**** Entries
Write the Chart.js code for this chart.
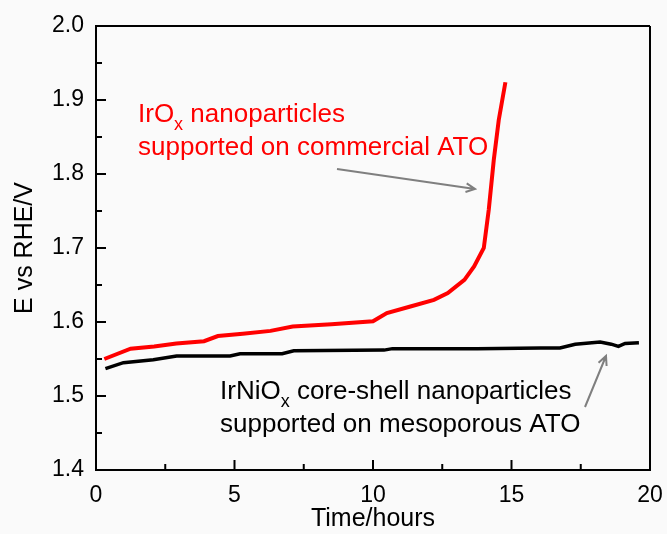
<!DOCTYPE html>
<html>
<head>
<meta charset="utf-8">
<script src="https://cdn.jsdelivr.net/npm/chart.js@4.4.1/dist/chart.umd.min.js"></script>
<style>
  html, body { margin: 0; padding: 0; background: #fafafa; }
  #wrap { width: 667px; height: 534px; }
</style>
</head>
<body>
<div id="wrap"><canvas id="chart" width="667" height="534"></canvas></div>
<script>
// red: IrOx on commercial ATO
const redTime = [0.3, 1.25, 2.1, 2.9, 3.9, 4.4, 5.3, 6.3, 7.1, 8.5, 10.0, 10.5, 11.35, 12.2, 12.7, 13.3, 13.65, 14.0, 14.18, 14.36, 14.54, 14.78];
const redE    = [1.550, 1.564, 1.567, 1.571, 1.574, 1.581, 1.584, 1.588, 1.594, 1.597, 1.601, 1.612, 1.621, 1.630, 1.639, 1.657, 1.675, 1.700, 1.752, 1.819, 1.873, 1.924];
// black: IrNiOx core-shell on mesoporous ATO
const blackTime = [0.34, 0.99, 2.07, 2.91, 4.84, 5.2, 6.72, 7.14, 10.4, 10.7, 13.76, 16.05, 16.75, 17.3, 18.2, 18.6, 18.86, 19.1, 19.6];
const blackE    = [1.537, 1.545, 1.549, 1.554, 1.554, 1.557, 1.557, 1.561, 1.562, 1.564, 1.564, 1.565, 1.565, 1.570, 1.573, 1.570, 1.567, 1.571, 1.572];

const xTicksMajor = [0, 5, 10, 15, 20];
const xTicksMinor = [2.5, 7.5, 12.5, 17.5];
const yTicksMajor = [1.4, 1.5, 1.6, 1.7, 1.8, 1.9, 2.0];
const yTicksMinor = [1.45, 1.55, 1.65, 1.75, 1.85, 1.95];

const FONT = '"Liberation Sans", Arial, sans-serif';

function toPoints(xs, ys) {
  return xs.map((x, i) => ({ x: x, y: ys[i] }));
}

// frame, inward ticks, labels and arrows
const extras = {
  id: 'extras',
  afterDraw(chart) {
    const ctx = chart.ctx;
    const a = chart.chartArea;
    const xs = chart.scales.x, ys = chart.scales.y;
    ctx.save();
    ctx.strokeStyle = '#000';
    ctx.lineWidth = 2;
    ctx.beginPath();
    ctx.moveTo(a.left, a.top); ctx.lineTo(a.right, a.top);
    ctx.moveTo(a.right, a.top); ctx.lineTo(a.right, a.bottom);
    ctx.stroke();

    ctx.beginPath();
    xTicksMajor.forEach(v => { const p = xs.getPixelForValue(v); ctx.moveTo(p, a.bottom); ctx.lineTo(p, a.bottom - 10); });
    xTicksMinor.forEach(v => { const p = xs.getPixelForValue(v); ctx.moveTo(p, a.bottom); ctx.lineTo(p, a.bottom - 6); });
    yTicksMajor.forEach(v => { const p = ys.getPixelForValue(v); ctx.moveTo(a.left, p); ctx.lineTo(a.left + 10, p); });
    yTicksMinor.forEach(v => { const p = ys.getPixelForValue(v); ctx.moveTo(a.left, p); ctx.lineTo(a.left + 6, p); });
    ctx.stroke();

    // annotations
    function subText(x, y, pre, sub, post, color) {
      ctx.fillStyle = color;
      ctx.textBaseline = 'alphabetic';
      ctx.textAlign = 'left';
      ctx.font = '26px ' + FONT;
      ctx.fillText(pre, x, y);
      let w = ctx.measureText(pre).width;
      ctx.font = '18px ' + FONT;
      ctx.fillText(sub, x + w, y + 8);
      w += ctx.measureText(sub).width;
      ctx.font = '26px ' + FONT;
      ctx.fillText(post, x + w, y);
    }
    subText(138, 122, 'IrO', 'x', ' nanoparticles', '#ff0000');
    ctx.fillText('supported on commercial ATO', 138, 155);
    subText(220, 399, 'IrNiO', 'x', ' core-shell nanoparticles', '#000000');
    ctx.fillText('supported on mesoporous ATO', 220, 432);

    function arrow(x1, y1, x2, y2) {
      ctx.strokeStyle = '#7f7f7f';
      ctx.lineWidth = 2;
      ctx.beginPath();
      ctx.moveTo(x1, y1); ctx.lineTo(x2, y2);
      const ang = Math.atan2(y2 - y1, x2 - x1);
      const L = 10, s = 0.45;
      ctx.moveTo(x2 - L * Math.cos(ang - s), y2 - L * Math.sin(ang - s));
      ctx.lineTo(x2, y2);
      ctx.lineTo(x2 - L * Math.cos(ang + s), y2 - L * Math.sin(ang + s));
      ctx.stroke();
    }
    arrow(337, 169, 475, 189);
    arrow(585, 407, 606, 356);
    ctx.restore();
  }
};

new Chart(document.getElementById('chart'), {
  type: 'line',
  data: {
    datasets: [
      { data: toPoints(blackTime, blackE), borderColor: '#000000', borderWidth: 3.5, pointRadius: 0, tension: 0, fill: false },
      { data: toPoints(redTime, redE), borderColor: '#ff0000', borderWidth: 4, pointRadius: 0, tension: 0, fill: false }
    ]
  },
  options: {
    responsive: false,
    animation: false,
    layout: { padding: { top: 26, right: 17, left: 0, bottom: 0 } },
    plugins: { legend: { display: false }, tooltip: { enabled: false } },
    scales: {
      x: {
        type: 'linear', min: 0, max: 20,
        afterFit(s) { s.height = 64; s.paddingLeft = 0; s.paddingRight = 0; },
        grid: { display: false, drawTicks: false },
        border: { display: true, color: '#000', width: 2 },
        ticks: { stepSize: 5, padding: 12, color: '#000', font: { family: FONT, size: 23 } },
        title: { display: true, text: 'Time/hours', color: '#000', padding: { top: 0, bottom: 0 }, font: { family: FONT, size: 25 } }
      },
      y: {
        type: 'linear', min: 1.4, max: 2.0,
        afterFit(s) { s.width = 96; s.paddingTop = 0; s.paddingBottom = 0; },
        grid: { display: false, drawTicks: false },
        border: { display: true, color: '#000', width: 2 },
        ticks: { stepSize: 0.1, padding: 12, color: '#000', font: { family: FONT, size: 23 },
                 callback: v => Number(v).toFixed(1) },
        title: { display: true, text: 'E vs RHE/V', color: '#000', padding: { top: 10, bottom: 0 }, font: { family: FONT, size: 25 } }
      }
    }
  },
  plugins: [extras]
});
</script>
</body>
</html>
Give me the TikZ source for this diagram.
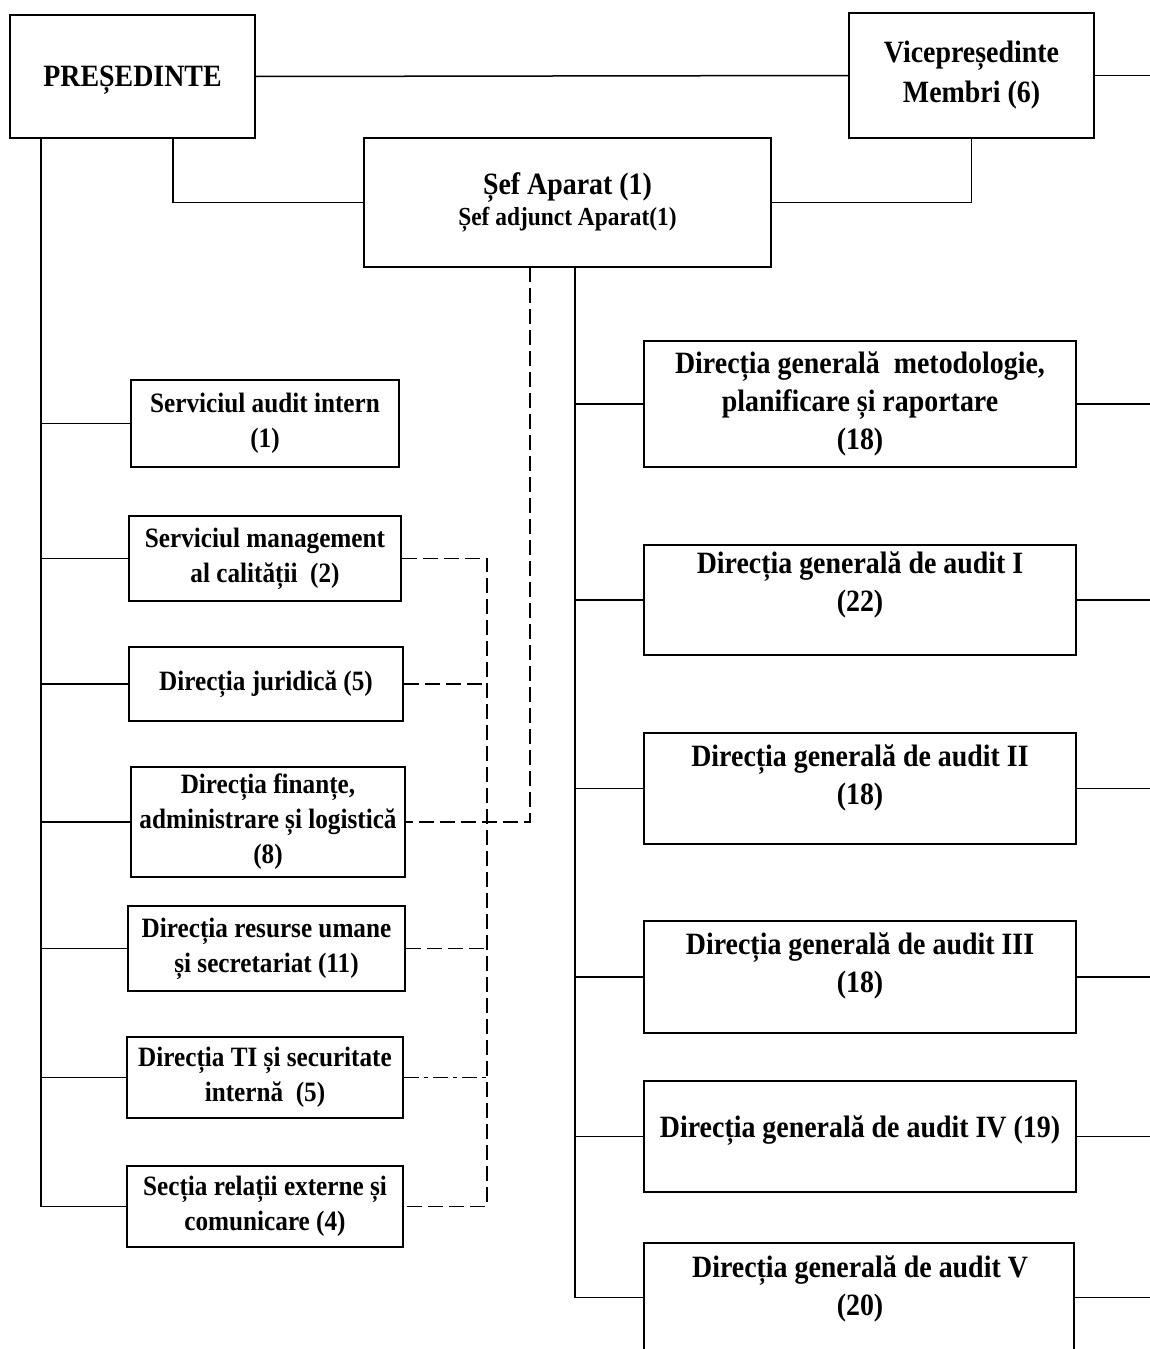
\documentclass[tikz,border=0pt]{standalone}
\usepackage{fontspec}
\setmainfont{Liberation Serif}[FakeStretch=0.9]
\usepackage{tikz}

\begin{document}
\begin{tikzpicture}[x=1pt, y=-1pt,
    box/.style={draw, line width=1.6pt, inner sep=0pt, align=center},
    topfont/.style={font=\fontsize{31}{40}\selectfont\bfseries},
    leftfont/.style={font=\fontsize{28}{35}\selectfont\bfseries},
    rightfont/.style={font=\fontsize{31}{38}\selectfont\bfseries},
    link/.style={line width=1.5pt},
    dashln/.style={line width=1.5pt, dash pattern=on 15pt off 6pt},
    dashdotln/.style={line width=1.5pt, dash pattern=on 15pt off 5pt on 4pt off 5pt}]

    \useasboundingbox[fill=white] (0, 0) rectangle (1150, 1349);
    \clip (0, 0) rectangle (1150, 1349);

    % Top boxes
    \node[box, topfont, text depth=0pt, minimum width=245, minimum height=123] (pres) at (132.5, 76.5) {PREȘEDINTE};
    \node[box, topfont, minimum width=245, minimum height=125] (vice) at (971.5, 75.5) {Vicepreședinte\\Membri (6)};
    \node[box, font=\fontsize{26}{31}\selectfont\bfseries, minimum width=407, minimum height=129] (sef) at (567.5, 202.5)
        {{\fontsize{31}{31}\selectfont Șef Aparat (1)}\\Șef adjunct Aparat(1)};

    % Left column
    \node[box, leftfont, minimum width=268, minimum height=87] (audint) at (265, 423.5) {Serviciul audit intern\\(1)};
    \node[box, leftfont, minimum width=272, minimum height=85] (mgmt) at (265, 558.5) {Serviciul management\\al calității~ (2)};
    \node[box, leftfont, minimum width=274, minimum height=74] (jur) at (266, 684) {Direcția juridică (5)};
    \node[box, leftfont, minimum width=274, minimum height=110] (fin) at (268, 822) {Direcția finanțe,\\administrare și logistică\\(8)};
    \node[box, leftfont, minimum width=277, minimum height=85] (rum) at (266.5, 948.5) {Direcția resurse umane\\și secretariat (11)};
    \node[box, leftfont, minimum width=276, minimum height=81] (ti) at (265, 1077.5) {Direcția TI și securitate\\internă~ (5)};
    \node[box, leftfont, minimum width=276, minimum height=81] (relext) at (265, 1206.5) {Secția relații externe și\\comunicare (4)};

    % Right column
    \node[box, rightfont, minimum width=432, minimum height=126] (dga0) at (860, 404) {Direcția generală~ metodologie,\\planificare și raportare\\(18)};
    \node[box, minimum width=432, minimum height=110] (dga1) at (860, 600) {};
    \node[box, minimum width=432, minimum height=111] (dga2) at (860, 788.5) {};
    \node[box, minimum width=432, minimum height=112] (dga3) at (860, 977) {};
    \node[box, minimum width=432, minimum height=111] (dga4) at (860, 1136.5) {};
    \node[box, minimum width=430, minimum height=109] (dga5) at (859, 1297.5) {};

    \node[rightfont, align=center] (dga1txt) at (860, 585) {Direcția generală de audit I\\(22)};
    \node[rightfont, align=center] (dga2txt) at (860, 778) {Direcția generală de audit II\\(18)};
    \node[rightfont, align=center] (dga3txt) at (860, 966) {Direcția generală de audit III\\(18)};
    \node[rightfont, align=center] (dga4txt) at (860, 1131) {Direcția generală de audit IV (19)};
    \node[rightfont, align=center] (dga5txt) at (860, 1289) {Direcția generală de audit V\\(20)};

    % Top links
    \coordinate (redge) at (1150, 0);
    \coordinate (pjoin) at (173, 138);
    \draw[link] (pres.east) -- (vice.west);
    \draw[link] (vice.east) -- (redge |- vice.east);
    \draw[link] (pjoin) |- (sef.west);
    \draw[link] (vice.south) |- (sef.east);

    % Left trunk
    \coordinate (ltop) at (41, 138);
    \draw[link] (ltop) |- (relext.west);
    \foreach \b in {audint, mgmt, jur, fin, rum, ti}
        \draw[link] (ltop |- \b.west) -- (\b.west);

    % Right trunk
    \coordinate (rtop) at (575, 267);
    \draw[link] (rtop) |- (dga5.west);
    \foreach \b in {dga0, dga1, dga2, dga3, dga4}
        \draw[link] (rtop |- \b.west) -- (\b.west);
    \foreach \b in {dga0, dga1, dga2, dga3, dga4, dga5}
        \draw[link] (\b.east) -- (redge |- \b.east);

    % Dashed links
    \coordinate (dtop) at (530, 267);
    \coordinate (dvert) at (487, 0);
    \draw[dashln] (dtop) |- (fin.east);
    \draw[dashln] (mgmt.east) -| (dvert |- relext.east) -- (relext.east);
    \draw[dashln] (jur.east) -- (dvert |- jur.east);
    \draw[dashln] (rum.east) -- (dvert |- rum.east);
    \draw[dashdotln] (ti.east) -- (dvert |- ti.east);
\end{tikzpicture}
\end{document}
********
> Prompt
Copy each line in the data that holds the word "this".

> Finished exercise
Write the Chart.js code for this chart.
Give me the TikZ source for this diagram.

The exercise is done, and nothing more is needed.